Publié le par Rosalie210

Robin Campillo (2017)

120 battements par minute

Les films français qui évoquent les années sida ("Les nuits fauves" de Cyril Collard en 1992,"Les témoins" d'André Téchiné en 2007 et dix ans après "120 battements par minute" de Robin Campillo) ont en commun un sentiment d'urgence qui poussent les personnages à vivre plus vite et plus fort que la normale. "120 battements par minute" réussit en prime l'exploit de traduire cette intensité dans sa sa mise en scène alors qu'il s'agit d'un film rétrospectif (ce que n'étaient pas "Les Nuits fauves", film-testament d'un réalisateur alors en phase terminale de la maladie et témoin direct de cette époque).

"120 battements par minute" choisit l'angle militant pour traiter son sujet. A une époque où le sida était encore tabou donc dissimulé et où les groupes les plus touchés (homosexuels, toxicomanes, prostitué(e)s, hémophiles) étaient stigmatisés ou sacrifiés sur l'autel de la "raison d'Etat" (le scandale du sang contaminé), l'association "Act-Up" décidait avec ses opérations coups de poing de jeter un maximum de pavés dans la mare pour être vue et entendue, quitte à verser dans l'outrance.

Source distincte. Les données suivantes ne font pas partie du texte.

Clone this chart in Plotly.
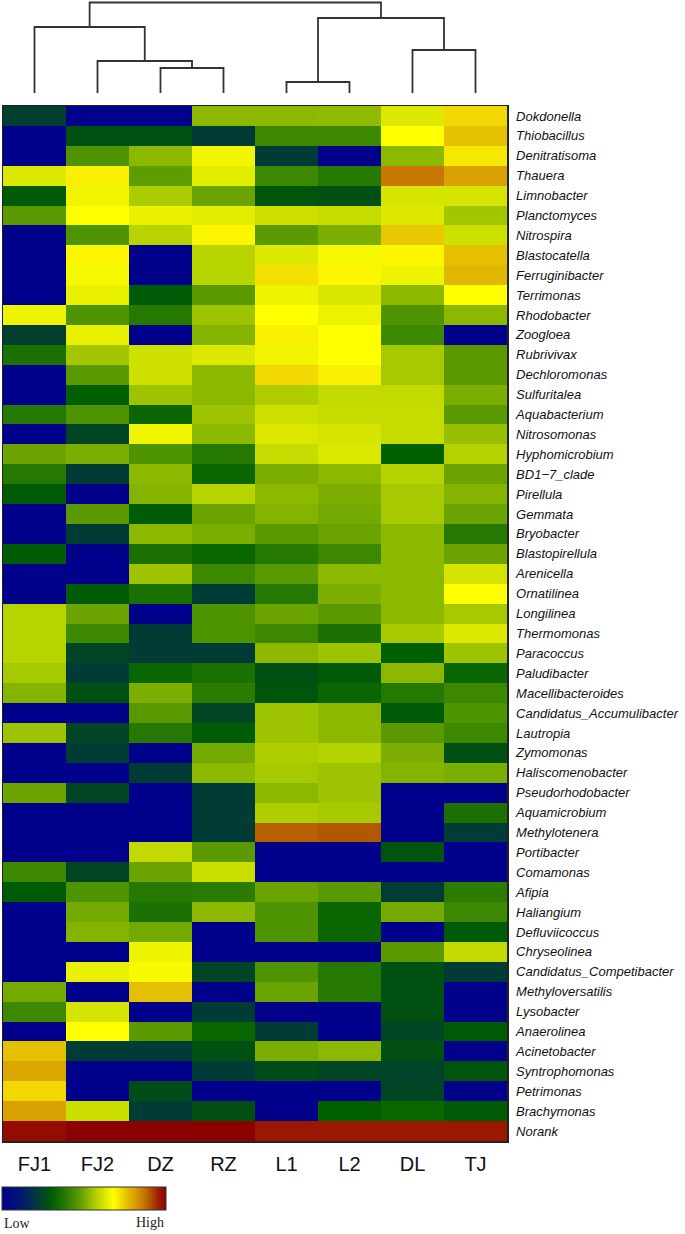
import plotly.graph_objects as go

W, H = 685, 1234

samples = ["FJ1", "FJ2", "DZ", "RZ", "L1", "L2", "DL", "TJ"]

genera = ["Dokdonella", "Thiobacillus", "Denitratisoma", "Thauera", "Limnobacter",
          "Planctomyces", "Nitrospira", "Blastocatella", "Ferruginibacter", "Terrimonas",
          "Rhodobacter", "Zoogloea", "Rubrivivax", "Dechloromonas", "Sulfuritalea",
          "Aquabacterium", "Nitrosomonas", "Hyphomicrobium", "BD1\u22127_clade", "Pirellula",
          "Gemmata", "Bryobacter", "Blastopirellula", "Arenicella", "Ornatilinea",
          "Longilinea", "Thermomonas", "Paracoccus", "Paludibacter", "Macellibacteroides",
          "Candidatus_Accumulibacter", "Lautropia", "Zymomonas", "Haliscomenobacter",
          "Pseudorhodobacter", "Aquamicrobium", "Methylotenera", "Portibacter", "Comamonas",
          "Afipia", "Haliangium", "Defluviicoccus", "Chryseolinea", "Candidatus_Competibacter",
          "Methyloversatilis", "Lysobacter", "Anaerolinea", "Acinetobacter", "Syntrophomonas",
          "Petrimonas", "Brachymonas", "Norank"]

# relative (scaled) abundance per sample, rows in the order of `genera`
FJ1 = [0.23, 0, 0, 0.63, 0.30, 0.47, 0, 0, 0, 0,
       0.655, 0.23, 0.36, 0, 0, 0.38, 0, 0.49, 0.38, 0.30,
       0, 0, 0.30, 0, 0, 0.58, 0.58, 0.58, 0.56, 0.52,
       0, 0.55, 0, 0, 0.49, 0, 0, 0, 0.42, 0.30,
       0, 0, 0, 0, 0.50, 0.42, 0, 0.76, 0.80, 0.73,
       0.81, 0.98]
FJ2 = [0, 0.28, 0.45, 0.70, 0.66, 0.68, 0.45, 0.69, 0.665, 0.65,
       0.45, 0.65, 0.555, 0.47, 0.31, 0.45, 0.25, 0.51, 0.22, 0,
       0.47, 0.22, 0, 0, 0.30, 0.49, 0.42, 0.25, 0.22, 0.28,
       0, 0.25, 0.22, 0, 0.25, 0, 0, 0, 0.25, 0.45,
       0.50, 0.52, 0, 0.65, 0, 0.62, 0.68, 0.22, 0, 0,
       0.605, 1.0]
DZ = [0, 0.28, 0.53, 0.475, 0.565, 0.65, 0.58, 0, 0, 0.30,
      0.38, 0, 0.61, 0.61, 0.55, 0.33, 0.66, 0.45, 0.53, 0.52,
      0.30, 0.53, 0.36, 0.55, 0.36, 0, 0.22, 0.22, 0.33, 0.51,
      0.47, 0.38, 0, 0.22, 0, 0, 0, 0.595, 0.49, 0.38,
      0.36, 0.50, 0.655, 0.67, 0.76, 0, 0.47, 0.22, 0, 0.27,
      0.22, 1.0]
RZ = [0.53, 0.22, 0.66, 0.64, 0.49, 0.64, 0.69, 0.58, 0.58, 0.47,
      0.55, 0.52, 0.63, 0.53, 0.53, 0.55, 0.53, 0.38, 0.33, 0.58,
      0.49, 0.51, 0.33, 0.42, 0.22, 0.45, 0.45, 0.22, 0.36, 0.39,
      0.25, 0.30, 0.50, 0.53, 0.22, 0.22, 0.22, 0.47, 0.605, 0.39,
      0.53, 0, 0, 0.25, 0, 0.22, 0.33, 0.28, 0.22, 0,
      0.28, 1.0]
L1 = [0.53, 0.42, 0.22, 0.42, 0.29, 0.61, 0.47, 0.63, 0.72, 0.655,
      0.68, 0.70, 0.66, 0.73, 0.57, 0.61, 0.63, 0.60, 0.51, 0.53,
      0.52, 0.47, 0.38, 0.47, 0.38, 0.49, 0.42, 0.53, 0.28, 0.29,
      0.55, 0.55, 0.57, 0.56, 0.53, 0.57, 0.89, 0, 0, 0.49,
      0.45, 0.45, 0, 0.45, 0.49, 0, 0.22, 0.51, 0.27, 0,
      0, 0.96]
L2 = [0.535, 0.42, 0, 0.38, 0.28, 0.60, 0.51, 0.665, 0.69, 0.625,
      0.655, 0.68, 0.68, 0.70, 0.595, 0.60, 0.62, 0.63, 0.53, 0.51,
      0.50, 0.49, 0.42, 0.53, 0.51, 0.47, 0.36, 0.55, 0.30, 0.33,
      0.53, 0.53, 0.575, 0.55, 0.55, 0.56, 0.90, 0, 0, 0.47,
      0.33, 0.33, 0, 0.38, 0.38, 0, 0, 0.53, 0.25, 0,
      0.31, 0.96]
DL = [0.63, 0.68, 0.53, 0.86, 0.62, 0.63, 0.75, 0.69, 0.655, 0.53,
      0.45, 0.42, 0.56, 0.56, 0.595, 0.60, 0.60, 0.31, 0.575, 0.56,
      0.56, 0.53, 0.53, 0.53, 0.53, 0.53, 0.56, 0.31, 0.53, 0.38,
      0.30, 0.47, 0.51, 0.52, 0, 0, 0, 0.29, 0, 0.22,
      0.50, 0, 0.47, 0.28, 0.28, 0.28, 0.25, 0.28, 0.24, 0.25,
      0.33, 0.96]
TJ = [0.73, 0.76, 0.71, 0.81, 0.62, 0.555, 0.61, 0.76, 0.77, 0.68,
      0.53, 0, 0.47, 0.47, 0.51, 0.47, 0.545, 0.575, 0.49, 0.52,
      0.49, 0.38, 0.49, 0.62, 0.68, 0.56, 0.63, 0.55, 0.33, 0.42,
      0.45, 0.42, 0.28, 0.51, 0, 0.36, 0.22, 0, 0, 0.39,
      0.42, 0.30, 0.595, 0.22, 0, 0, 0.30, 0, 0.29, 0,
      0.30, 0.96]

# hierarchical clustering of samples (leaf indices in display order, merge height)
merge_left = [2, 1, 0, 4, 6, 11, 10]
merge_right = [3, 8, 9, 5, 7, 12, 13]
merge_height = [25, 32, 66, 11, 43, 75, 90.5]

colorscale = [
    [0.00, "#00008B"], [0.10, "#001478"], [0.22, "#003C36"], [0.28, "#005014"],
    [0.31, "#006000"], [0.36, "#1A7000"], [0.42, "#3C8800"], [0.47, "#5A9A00"],
    [0.53, "#8CB800"], [0.58, "#B8D400"], [0.63, "#DCE800"], [0.68, "#FFFF00"],
    [0.73, "#F0D800"], [0.77, "#E0B800"], [0.81, "#D8A000"], [0.86, "#C87800"],
    [0.90, "#B05800"], [0.96, "#9A1800"], [1.00, "#8B0000"],
]

cols = [FJ1, FJ2, DZ, RZ, L1, L2, DL, TJ]
z = [[c[i] for c in cols] for i in range(len(genera))]

fig = go.Figure()

fig.add_trace(go.Heatmap(
    z=z, x=samples, y=genera, zmin=0, zmax=1, colorscale=colorscale,
    xgap=0, ygap=0, hoverinfo="skip",
    colorbar=dict(
        orientation="h", x=2 / W, xanchor="left", y=1 - 1187 / H, yanchor="top",
        lenmode="pixels", len=164, thicknessmode="pixels", thickness=23,
        outlinewidth=1, outlinecolor="#333", xpad=0, ypad=0,
        showticklabels=False, ticks="",
    ),
    xaxis="x", yaxis="y",
))

# dendrogram
n = len(samples)
pos = {i: float(i) for i in range(n)}
hgt = {i: 0.0 for i in range(n)}
dx, dy = [], []
for k, (a, b, h) in enumerate(zip(merge_left, merge_right, merge_height)):
    dx += [pos[a], pos[a], pos[b], pos[b], None]
    dy += [hgt[a], h, h, hgt[b], None]
    pos[n + k] = (pos[a] + pos[b]) / 2
    hgt[n + k] = h
fig.add_trace(go.Scatter(x=dx, y=dy, mode="lines", line=dict(color="#333333", width=1.8),
                         xaxis="x2", yaxis="y2", hoverinfo="skip", showlegend=False))

x0, x1 = 3 / W, 507 / W
fig.update_layout(
    width=W, height=H, margin=dict(l=0, r=0, t=0, b=0),
    paper_bgcolor="white", plot_bgcolor="white", showlegend=False,
    font=dict(family="Liberation Sans, Arial, sans-serif", color="#111"),
    xaxis=dict(domain=[x0, x1], range=[-0.5, 7.5], showgrid=False, zeroline=False,
               showline=True, mirror=True, linecolor="#222", linewidth=1.5,
               tickfont=dict(size=20, color="#111"), ticks="", ticklabelstandoff=4,
               automargin=False, fixedrange=True),
    yaxis=dict(domain=[1 - 1141 / H, 1 - 106 / H], autorange="reversed", side="right",
               showgrid=False, zeroline=False, showline=True, mirror=True,
               linecolor="#222", linewidth=1.5,
               tickfont=dict(size=13, color="#111", style="italic"), ticks="",
               ticklabelstandoff=5, automargin=False, fixedrange=True),
    xaxis2=dict(domain=[x0, x1], range=[-0.5, 7.5], anchor="y2", visible=False,
                fixedrange=True),
    yaxis2=dict(domain=[1 - 93 / H, 1 - 1 / H], range=[0, 92], anchor="x2",
                visible=False, fixedrange=True),
    annotations=[
        dict(text="Low", x=2 / W, y=1 - 1223 / H, xref="paper", yref="paper",
             xanchor="left", yanchor="middle", showarrow=False,
             font=dict(family="Liberation Serif, Times New Roman, serif", size=14, color="#222")),
        dict(text="High", x=166 / W, y=1 - 1222 / H, xref="paper", yref="paper",
             xanchor="right", yanchor="middle", showarrow=False,
             font=dict(family="Liberation Serif, Times New Roman, serif", size=14, color="#222")),
    ],
)

fig.write_html(
    "out.html",
    config={"displayModeBar": False, "staticPlot": True},
    post_script="document.body.style.margin='0';document.body.style.padding='0';"
                "document.body.style.overflow='hidden';",
)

Le film saisit avec une grande justesse le contraste saisissant entre les réunions compassées des pouvoirs publics et des laboratoires et l'énergie fiévreuse et enragée des militants qui leur balancent à la figure des cendres ou du (faux) sang. Il les montre également faisant de la prévention sauvage pour briser l'omerta dans les lycées. Le film est aussi une plongée immersive au cœur des réunions très animées de l'association et ses méthodes proches de la démocratie directe. Enfin il relie cet engagement collectif à des destins individuels. Le personnage le plus fascinant à cet égard est celui de Sean joué par l'extraordinaire acteur argentin Nahuel Perez Biscayart. Comme dans "Au Revoir Là-Haut" d'Albert Dupontel, il interprète un personnage sensible et révolté fauché en pleine jeunesse.

Agnès Varda (qui dans "Cléo de 5 à 7" filme un tableau d'Hans Baldung Grien intitulé "La jeune fille et la mort" dont s'est inspiré Cyril Collard pour "Les nuits fauves") disait que l'art en général et le cinéma en particulier traitaient des deux plus insondables mystères de l'humanité: celui du sexe et celui de la mort. "120 battements par minute" lie inextricablement Eros et Thanatos, des scènes intimes crues (pas seulement physiques mais aussi morales) à la mort qui rôde, l'un se nourrissant de l'autre et lui donnant son sens.